In conclusione, la Suprema Corte afferma che, “ove sia dedotta la responsabilità del custode per la caduta di un pedone in corrispondenza di una sconnessione o buca stradale, la condotta colposa della vittima può valere a integrare il caso fortuito richiesto dall’art. 2051 c.c. soltanto se presenti caratteri di imprevedibilità ed eccezionalità tali da interrompere il nesso causale tra la cosa in custodia e il danno, così da degradare la condizione della cosa al rango di mera occasione dell’evento di danno”; in difetto, tale condotta potrà – eventualmente – assumere rilevanza ai sensi dell’art. 1227, 1° o 2° co. c.c., “ai fini della riduzione o dell’esclusione del risarcimento”.

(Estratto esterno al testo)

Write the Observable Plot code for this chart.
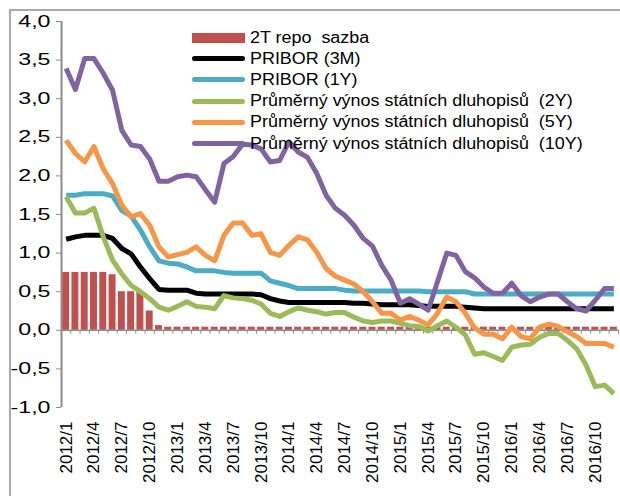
<!DOCTYPE html>
<html><head><meta charset="utf-8">
<script src="https://cdn.jsdelivr.net/npm/d3@7"></script>
<script src="https://cdn.jsdelivr.net/npm/@observablehq/plot@0.6"></script>
<style>
body{margin:0;background:#fff;font-family:"Liberation Sans",Arial,sans-serif;}
#wrap{position:relative;width:620px;height:496px;overflow:hidden;}
#border{position:absolute;left:9px;top:9px;width:800px;height:800px;border-top:2px solid #a9a9a9;border-left:2px solid #a9a9a9;pointer-events:none;}
#legend{position:absolute;left:192px;top:27px;font-size:16px;color:#000;}
.row{display:flex;align-items:center;height:21.2px;white-space:pre;}
.sw{width:53px;margin-right:5px;flex:none;}
.lt{display:inline-block;transform:scaleX(1.12);transform-origin:left center;}
</style>
</head><body>
<div id="wrap"><div id="chart"></div><div id="border"></div><div id="legend"></div></div>
<script>
const months = ["2012/1","2012/2","2012/3","2012/4","2012/5","2012/6","2012/7","2012/8","2012/9","2012/10","2012/11","2012/12",
"2013/1","2013/2","2013/3","2013/4","2013/5","2013/6","2013/7","2013/8","2013/9","2013/10","2013/11","2013/12",
"2014/1","2014/2","2014/3","2014/4","2014/5","2014/6","2014/7","2014/8","2014/9","2014/10","2014/11","2014/12",
"2015/1","2015/2","2015/3","2015/4","2015/5","2015/6","2015/7","2015/8","2015/9","2015/10","2015/11","2015/12",
"2016/1","2016/2","2016/3","2016/4","2016/5","2016/6","2016/7","2016/8","2016/9","2016/10","2016/11","2016/12"];
const xTickLabels = ["2012/1","2012/4","2012/7","2012/10","2013/1","2013/4","2013/7","2013/10","2014/1","2014/4","2014/7","2014/10",
"2015/1","2015/4","2015/7","2015/10","2016/1","2016/4","2016/7","2016/10"];
const yTicks = [-1,-0.5,0,0.5,1,1.5,2,2.5,3,3.5,4];

const repo = [0.75,0.75,0.75,0.75,0.75,0.72,0.5,0.5,0.5,0.25,0.06,0.04,
0.04,0.04,0.04,0.04,0.04,0.04,0.04,0.04,0.04,0.04,0.04,0.04,
0.04,0.04,0.04,0.04,0.04,0.04,0.04,0.04,0.04,0.04,0.04,0.04,
0.04,0.04,0.04,0.04,0.04,0.04,0.04,0.04,0.04,0.04,0.04,0.04,
0.04,0.04,0.04,0.04,0.04,0.04,0.04,0.04,0.04,0.04,0.04,0.04];
const pribor3m = [1.18,1.21,1.23,1.23,1.23,1.19,1.06,0.99,0.82,0.67,
0.53,0.52,0.52,0.52,0.48,0.47,0.47,0.47,0.47,0.47,
0.47,0.46,0.41,0.38,0.36,0.36,0.36,0.36,0.36,0.36,
0.36,0.35,0.35,0.34,0.33,0.33,0.33,0.33,0.32,0.31,
0.31,0.31,0.31,0.30,0.29,0.28,0.28,0.28,0.28,0.28,
0.28,0.28,0.28,0.28,0.28,0.28,0.28,0.28,0.28,0.28];
const pribor1y = [1.75,1.75,1.77,1.77,1.77,1.74,1.55,1.48,1.30,1.08,
0.90,0.87,0.86,0.82,0.77,0.77,0.77,0.75,0.74,0.74,
0.74,0.74,0.64,0.61,0.58,0.54,0.54,0.54,0.54,0.54,
0.52,0.51,0.51,0.51,0.51,0.51,0.51,0.51,0.51,0.50,
0.50,0.50,0.50,0.50,0.47,0.47,0.47,0.47,0.47,0.47,
0.47,0.47,0.47,0.47,0.47,0.47,0.47,0.47,0.47,0.47];
const bond2y = [1.73,1.52,1.52,1.58,1.21,0.91,0.73,0.58,0.50,0.41,
0.30,0.26,0.31,0.37,0.31,0.30,0.28,0.45,0.42,0.41,
0.39,0.34,0.22,0.18,0.24,0.29,0.26,0.24,0.21,0.23,
0.23,0.17,0.12,0.10,0.12,0.12,0.09,0.06,0.05,-0.01,
0.06,0.12,0.04,-0.06,-0.31,-0.29,-0.34,-0.39,-0.22,-0.19,
-0.18,-0.09,-0.04,-0.04,-0.13,-0.24,-0.45,-0.73,-0.71,-0.82];
const bond5y = [2.46,2.29,2.18,2.38,2.09,1.90,1.62,1.47,1.51,1.36,
1.08,0.95,0.98,1.01,1.08,0.97,0.90,1.23,1.39,1.39,
1.23,1.25,1.01,0.97,1.10,1.21,1.17,1.01,0.80,0.70,
0.65,0.60,0.50,0.37,0.22,0.22,0.13,0.18,0.13,0.07,
0.22,0.43,0.37,0.22,0.03,-0.05,-0.05,-0.11,0.04,-0.08,
-0.11,0.04,0.08,0.05,-0.02,-0.08,-0.17,-0.17,-0.17,-0.22];
const bond10y = [3.39,3.12,3.52,3.52,3.33,3.11,2.59,2.40,2.38,2.22,
1.93,1.93,1.99,2.01,1.99,1.82,1.66,2.16,2.25,2.41,
2.40,2.35,2.18,2.20,2.44,2.31,2.24,2.03,1.75,1.58,
1.49,1.36,1.19,1.09,0.84,0.65,0.35,0.41,0.34,0.26,
0.63,1.00,0.97,0.76,0.68,0.56,0.48,0.48,0.61,0.45,
0.37,0.43,0.47,0.47,0.37,0.28,0.25,0.39,0.54,0.54];

const seriesNames = ["2T repo  sazba","PRIBOR (3M)","PRIBOR (1Y)",
"Průměrný výnos státních dluhopisů  (2Y)","Průměrný výnos státních dluhopisů  (5Y)","Průměrný výnos státních dluhopisů  (10Y)"];
const seriesColors = ["#c0504d","#000000","#4bacc6","#9bbb59","#f79646","#8064a2"];
const lineSeries = [pribor3m, pribor1y, bond2y, bond5y, bond10y];

const barData = months.map((m,i)=>({month:m, value:repo[i]}));
const lineData = lineSeries.flatMap((arr,k)=>arr.map((v,i)=>({month:months[i], value:v, series:seriesNames[k+1]})));

const W=620,H=496, mL=61, mR=2, mT=21, mB=89;
const step = (W-mL-mR)/months.length;
const axisGray = "#8c8c8c";

const chart = Plot.plot({
  width:W, height:H, marginLeft:mL, marginRight:mR, marginTop:mT, marginBottom:mB,
  style:{fontFamily:"'Liberation Sans', Arial, sans-serif", fontSize:"16px", background:"transparent", color:"#000"},
  x:{type:"band", domain:months, paddingInner:0.25, paddingOuter:0.125, round:false, axis:null},
  y:{domain:[-1,4], axis:null},
  color:{domain:seriesNames, range:seriesColors},
  marks:[
    Plot.barY(barData,{x:"month", y:"value", fill:seriesColors[0]}),
    Plot.ruleY([0],{stroke:axisGray, strokeWidth:1.5}),
    Plot.ruleX(months,{x:d=>d, y1:0, y2:-0.05, dx:-step/2, stroke:axisGray, strokeWidth:1}),
    Plot.ruleX([months[months.length-1]],{x:d=>d, y1:0, y2:-0.05, dx:step/2, stroke:axisGray, strokeWidth:1}),
    Plot.ruleX([months[0]],{x:d=>d, y1:-1, y2:4, dx:-step/2, stroke:axisGray, strokeWidth:2}),
    Plot.line(lineData,{x:"month", y:"value", z:"series", stroke:"series", strokeWidth:5, strokeLinejoin:"round", strokeLinecap:"butt"}),
    Plot.axisY({ticks:yTicks, tickFormat:d=>d.toFixed(1).replace(".",","), tickSize:5, tickPadding:6, stroke:axisGray, fill:"#000", fontSize:16, label:null}),
    Plot.text(xTickLabels,{x:d=>d, text:d=>d, frameAnchor:"bottom", rotate:-90, textAnchor:"end", lineAnchor:"middle", dy:14, fontSize:17, fill:"#000"})
  ]
});
document.getElementById("chart").appendChild(chart);

// widen the y tick lettering as in the reference
const svg = chart.tagName.toLowerCase()==="svg" ? chart : chart.querySelector("svg");
const yg = svg.querySelector('g[aria-label="y-axis tick label"]');
if (yg) {
  yg.querySelectorAll("text").forEach(t=>{
    const tr = t.getAttribute("transform");
    if (tr) t.setAttribute("transform", tr + " scale(1.45,1)");
    else {
      const x = +t.getAttribute("x")||0, y = +t.getAttribute("y")||0;
      t.setAttribute("transform", `translate(${x},${y}) scale(1.45,1) translate(${-x},${-y})`);
    }
  });
}

const legend = document.getElementById("legend");
seriesNames.forEach((name,k)=>{
  const row = document.createElement("div"); row.className="row";
  const sw = document.createElement("span"); sw.className="sw";
  sw.style.background = seriesColors[k];
  if(k===0){ sw.style.height="10px"; } else { sw.style.height="5px"; sw.style.borderRadius="3px"; }
  const t = document.createElement("span"); t.className="lt"; t.textContent = name;
  row.appendChild(sw); row.appendChild(t); legend.appendChild(row);
});
</script>
</body></html>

Criteri, questi, a cui la Corte territoriale nel caso di specie non si è affatto attenuta, avendo ritenuto di poter senz’altro individuare il fortuito nella condotta disattenta del pedone, “del tutto prescindendo dall’accertamento della non prevedibilità e della non prevenibilità di tale condotta e della sua idoneità a sovrapporsi al modo di essere della cosa, elidendone l’efficienza causale e degradandola a mera occasione dell’evento di danno”.

La sentenza è stato pertanto cassata con rinvio alla Corte territoriale che, in diversa composizione, dovrà procedere a nuovo esame della causa alla luce dei principi e delle considerazioni riaffermati nella circostanza.